At its heart, it’s not a complicated game, but it has some fiddly rules you need to remember. When moving, you can’t turn around and go back the way you came. You have to set a navigation die when entering gates or navigation spaces, but the die still counts towards movement, but also you’re not allowed to turn around at a navigation point even if the die would send you back the way you came. Moving on green lines costs 2 movement instead of 1. And then there’s the math in the game. When someone (including you) buys a good from one of your factories, you get a 50% commission from the bank. If anyone (including you) buys from a spaceport, you get a 10% commission from the bank on all transactions. There are some other edge-case rules as well. It’s certainly not the worst offender when it comes to fiddly rules, but it’s not what you’d call a streamlined game.

The Standard Version

There are several differences from the classic version. For one, you can’t buy new ships, instead, you upgrade your ship with equipment. Each culture sells gear that can be slotted into your ship, and you can earn special rewards that also have special abilities, much the same way you could find relics in the classic version. There are also now missions that reward you for completing objectives. Your pilot can also level up and gain new abilities and higher piloting. And the encounter tiles now have a deck of cards with more complicated events. This all sounds great! But you also now have two stats on your player board (shield and laser) and a piloting stat on your pilot card, and when you need to test something, you roll a die and see if you get under your stat. It’s not really an inspired mechanic and introduces a lot more randomness. Each culture also now has a variable market with a set of 3 tokens that cycle, changing the value of the items by small amounts. You also play a fixed 30-round game, at the end of which, the player with the most money wins.

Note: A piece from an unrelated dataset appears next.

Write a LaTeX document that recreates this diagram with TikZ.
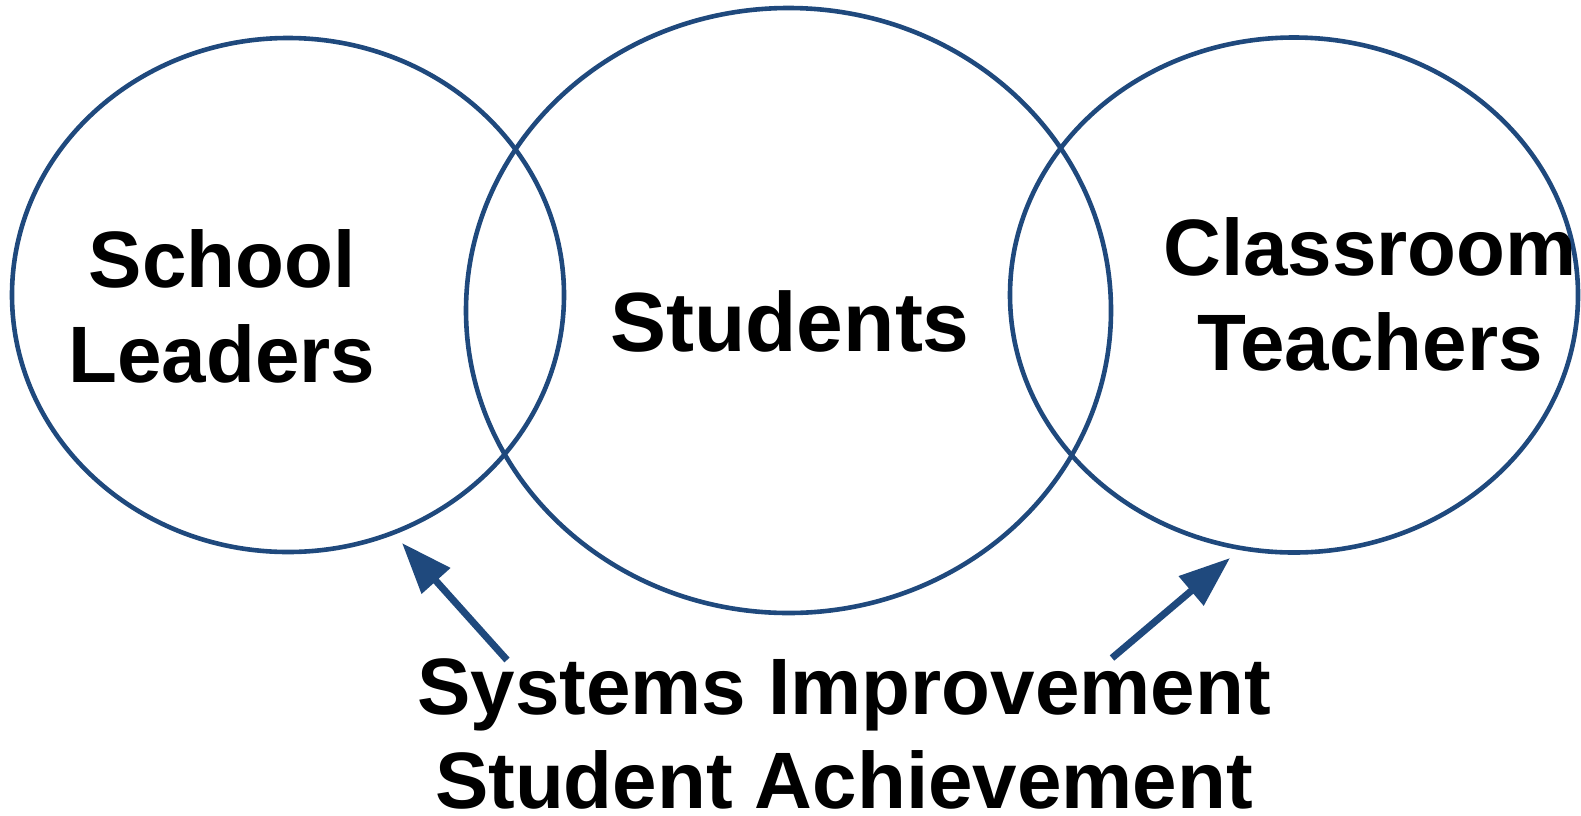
\documentclass[tikz,border=0pt]{standalone}
\usepackage{fontspec}
\setmainfont{Liberation Sans}
\usetikzlibrary{arrows.meta}
\definecolor{vennblue}{RGB}{31,73,125}
\tikzset{>={Triangle[length=51pt,width=37pt]}}
\tikzset{
  ring/.style={draw=vennblue,line width=4.6pt},
  label/.style={inner sep=0pt,align=center,anchor=north,
    font=\bfseries\fontsize{80}{95}\selectfont},
  pointer/.style={->,draw=vennblue,fill=vennblue,line width=7pt}
}

\begin{document}
\begin{tikzpicture}[x=1pt,y=-1pt]
  \useasboundingbox (0,0) rectangle (1581,815);

  %% the three rings
  \draw[ring] (288,295) ellipse [x radius=276, y radius=257];
  \draw[ring] (788.5,310.5) ellipse [x radius=322.5, y radius=302.5];
  \draw[ring] (1294,295) ellipse [x radius=284, y radius=257.5];

  %% texts in the rings
  \node[label] (leaders) at (222,229) {School\\Leaders};
  \node[label,font=\bfseries\fontsize{84}{95}\selectfont]
    (students) at (790,290) {Students};
  \node[label] (teachers) at (1370,217) {Classroom\\Teachers};

  %% goal below
  \node[label,font=\bfseries\fontsize{80}{94}\selectfont]
    (goal) at (844,658) {Systems Improvement\\Student Achievement};

  %% arrows from the goal
  \coordinate (lefttail) at (507,660);
  \coordinate (lefttip) at (402,543);
  \coordinate (righttail) at (1112,658);
  \coordinate (righttip) at (1230,558);
  \draw[pointer] (lefttail) -- (lefttip);
  \draw[pointer] (righttail) -- (righttip);
\end{tikzpicture}
\end{document}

The basic structure of the game remains the same. You fly around, exploring different systems, buying and selling goods between cultures, deal with various hazards around the map, and upgrade your ship (in some manner). But there are yet more additions to the standard game.

There are now pirates that can appear. When you cross one, you have to choose to test piloting, lasers, or shields. If you fail, the pirates rob you, taking a good based on type or 20 credits if you have no matching goods, and your movement (and thus, your turn) ends. It’s brutal. Even worse, if you land on a pirate with your last movement point, they ambush you and you automatically lose. The hazards can also be harsher than in classic. There are hazards around the board that require you to test one of the stats. If you fail (very likely), you can reduce your lasers or shields, depending on what was tested, to keep moving (which cost money to replace). However, a piloting fail ends your turn. Weird that the “modern” version has more “lose a turn” effects than the original.

With all the new things they threw in, including the several ways you can modify your ship, there are a lot of new rules. However, they didn’t streamline the previous rules much. Factories, one of my favorite parts of the game, are gone. And they made spaceports annoying. Instead of the owner earning money from the bank, the player using the port has to pay an additional fee for each transaction (and spaceports block planet-side cities, forcing you to use them); that money then goes to the owner. Can’t pay the fee, can’t perform the transaction. There are other “take-that” elements introduced with events.

Conclusion

After playing the standard version a couple of times, we tried out the classic version and never looked back. Honestly, I had to take another look at the standard version because it had been so long. It’s actually worse than I remember. Neither version is perfect, and there are some neat elements introduced in the new standard rules, but for us, the classic is cleaner and more focused on the fun parts. The standard version is bloated with rules, components, randomness, and is ultimately a mess.

But even classic is still long for what it is. It gets grindy after a while, and I wish it could do all the same things but in 2 hours instead of 3. Maybe someday we’ll see a new edition that bridges the gap between the old design and modern games. I would like to see ship upgrades and missions, but I don’t think we need stat tests or event cards (and no pirates). And I think a slightly smaller board with fewer cultures and a re-balanced economy could also help speed up the game.